Los vendedores ambulantes arropan las ciudades… ¿quién los controla?
SANTO DOMINGO. Arepas, huevos hervidos, chicharrones, longaniza, carne frita, queso con galletas, espaguetis y salami con tostones, «jociquito», tripita, morcilla, yaniqueques, maíz en mazorca, batata asada, pasteles en hoja, frutas peladas y enteras, dulces, semillas, empanadas, quipes, chimichurris, mabí, frío – frío, esquimalitos, palitos de coco, agua en botellas, agua en funditas…
Y nos quedamos cortos. Es difícil recorrer cien metros en esta ciudad, sin encontrar alguien que venda «algo». La mayoría de las veces, sin ninguna idea de la responsabilidad que tiene entre manos o sobre su bandeja.
¿Ustedes saben el peligro que corre un ciudadano, al degustar cualquiera de estas «delicias» ofrecidas bajo una temperatura ambiente de casi 40 grados, respirando CO2, y recibiendo lluvia de sudor? ¿Alguien sabe si los que prepararon esos alimentos están fisiológicamente sanos o si el agua que utilizaron para prepararlos es potable? ¿Alguien se ha atrevido a mirar profundamente dónde hierven las mazorcas de maíz?
Que conste que para salir a robar, atracar o vender drogas, es preferible contar con mil personas ganándose la vida honradamente en las calles, pero no a costa de la salud colectiva, ni tomando por asalto la vía pública contaminando el área con desechables no degradables, ni vertiendo aceite frito en las tuberías.
Todos conocemos a personas, que aún trabajando de sol a sol, les resulta muy difícil producir para algo más que poner comida en la mesa un par de veces al día. Por eso, uno se alegra de corazón al ver cómo poco a poco el negocio de un ciudadano progresa.
Es el caso de este señor, que comenzó con una mesita y un fogón de gas vendiendo tostones con salami fritos de desayuno en el corazón de Piantini. En menos de un año, el negocio ha florecido: tiene 3 mesitas, dos fogones, un exhibidor, una doña que fríe, otro señor que despacha, una lona azul para proteger a los parroquianos del calor, media docena de sillas, una camioneta y los mismos tostones con salami, con opción de espaguetis guisados, y algo que apenas atisbo a identificar en lo que cambia la luz.
Pero la alegría por su progreso económico no impide que reclame que su negocio sea regulado y supervisado por autoridades competentes.
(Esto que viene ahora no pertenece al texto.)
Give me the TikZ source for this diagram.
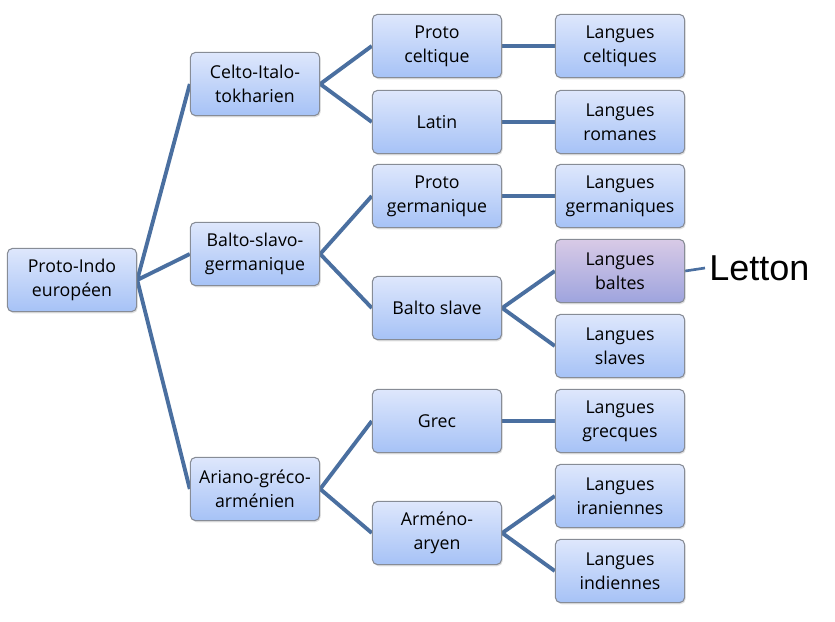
\documentclass[tikz,border=0pt]{standalone}
\usepackage{fontspec}
\setmainfont{Open Sans}
\newfontfamily\lettonfont{Liberation Sans}
\usetikzlibrary{shadows,backgrounds}
\definecolor{linkblue}{RGB}{74,111,160}
\definecolor{boxgray}{RGB}{135,140,150}
\definecolor{boxtop}{RGB}{222,231,252}
\definecolor{boxbot}{RGB}{166,194,246}
\definecolor{lilatop}{RGB}{216,202,230}
\definecolor{lilabot}{RGB}{158,164,222}
\tikzset{
  langbox/.style={draw=boxgray, line width=0.8pt, rounded corners=4pt,
    top color=boxtop, bottom color=boxbot, align=center,
    minimum width=97pt, minimum height=47.5pt, inner sep=1pt,
    font=\fontsize{13.3}{18}\selectfont,
    drop shadow={opacity=0.25, shadow xshift=0.8pt, shadow yshift=-1.2pt}},
  baltbox/.style={langbox, top color=lilatop, bottom color=lilabot},
  link/.style={draw=linkblue, line width=2.9pt}
}
\begin{document}
\begin{tikzpicture}[x=0.75pt,y=-0.75pt]
\useasboundingbox (0,0) rectangle (835,621);

  % racine
  \node (pie) at (72,280) [langbox] {Proto-Indo\\europ\'een};

  % premier niveau
  \node (cit) at (255,84) [langbox] {Celto-Italo-\\tokharien};
  \node (bsg) at (255,254) [langbox] {Balto-slavo-\\germanique};
  \node (agr) at (255,489) [langbox] {Ariano-gr\'eco-\\arm\'enien};

  % second niveau
  \node (pcel) at (437,46) [langbox] {Proto\\celtique};
  \node (lat) at (437,122) [langbox] {Latin};
  \node (pger) at (437,196) [langbox] {Proto\\germanique};
  \node (bsl) at (437,308) [langbox] {Balto slave};
  \node (grec) at (437,421) [langbox] {Grec};
  \node (armar) at (437,533) [langbox] {Arm\'eno-\\aryen};

  % langues
  \node (lcel) at (620,46) [langbox] {Langues\\celtiques};
  \node (lrom) at (620,122) [langbox] {Langues\\romanes};
  \node (lger) at (620,196) [langbox] {Langues\\germaniques};
  \node (lbal) at (620,271) [baltbox] {Langues\\baltes};
  \node (lsla) at (620,346) [langbox] {Langues\\slaves};
  \node (lgre) at (620,421) [langbox] {Langues\\grecques};
  \node (lira) at (620,496) [langbox] {Langues\\iraniennes};
  \node (lind) at (620,571) [langbox] {Langues\\indiennes};

  \node (let) at (709,268) [anchor=west, inner sep=0pt,
     font=\lettonfont\fontsize{27}{30}\selectfont] {Letton};

\begin{scope}[on background layer]
\draw[link]
   (pie.east) to (cit.west)
   (pie.east) to (bsg.west)
   (pie.east) to (agr.west);

\draw[link]
   (cit.east) to (pcel.west)
   (cit.east) to (lat.west)
   (bsg.east) to (pger.west)
   (bsg.east) to (bsl.west)
   (agr.east) to (grec.west)
   (agr.east) to (armar.west);

\draw[link]
   (pcel.east) to (lcel.west)
   (lat.east) to (lrom.west)
   (pger.east) to (lger.west)
   (bsl.east) to (lbal.west)
   (bsl.east) to (lsla.west)
   (grec.east) to (lgre.west)
   (armar.east) to (lira.west)
   (armar.east) to (lind.west);

\draw[linkblue, line width=2pt] (lbal.east) to ([xshift=-3pt]let.west);
\end{scope}
\end{tikzpicture}
\end{document}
Pero no por la DGII para quitarle de sus ganancias en su voraz cacería impositiva sin retorno, ni por la Amet o la Policía, que son sus primeros clientes, pero sí por un organismo que certifique mínimamente las condiciones de preparación y venta de la mercancía, y les enseñe a estos manipuladores de alimentos los lineamientos mínimos para cuidar, no sólo su producto, sino también la salud de todos sus usuarios.
En cualquier país del mundo -la parte civilizada, claro-, hasta el que vende ilusiones tiene un carnet, y tiene que registrarse en el ayuntamiento y en una oficina de salud pública. No es posible que estemos a merced de que cualquiera, por mucha necesidad y buenas intenciones que tenga, se autoproclame chef, y nos enferme a todos. Hasta los que no consumimos, porque el desorden y la suciedad queda para todos.
Ayudemos a estas personas que se ganan la vida honradamente ofreciendo sus productos en las mejores condiciones posibles. ¿A quién se le escribe? O más importante aún, ¿quién responde?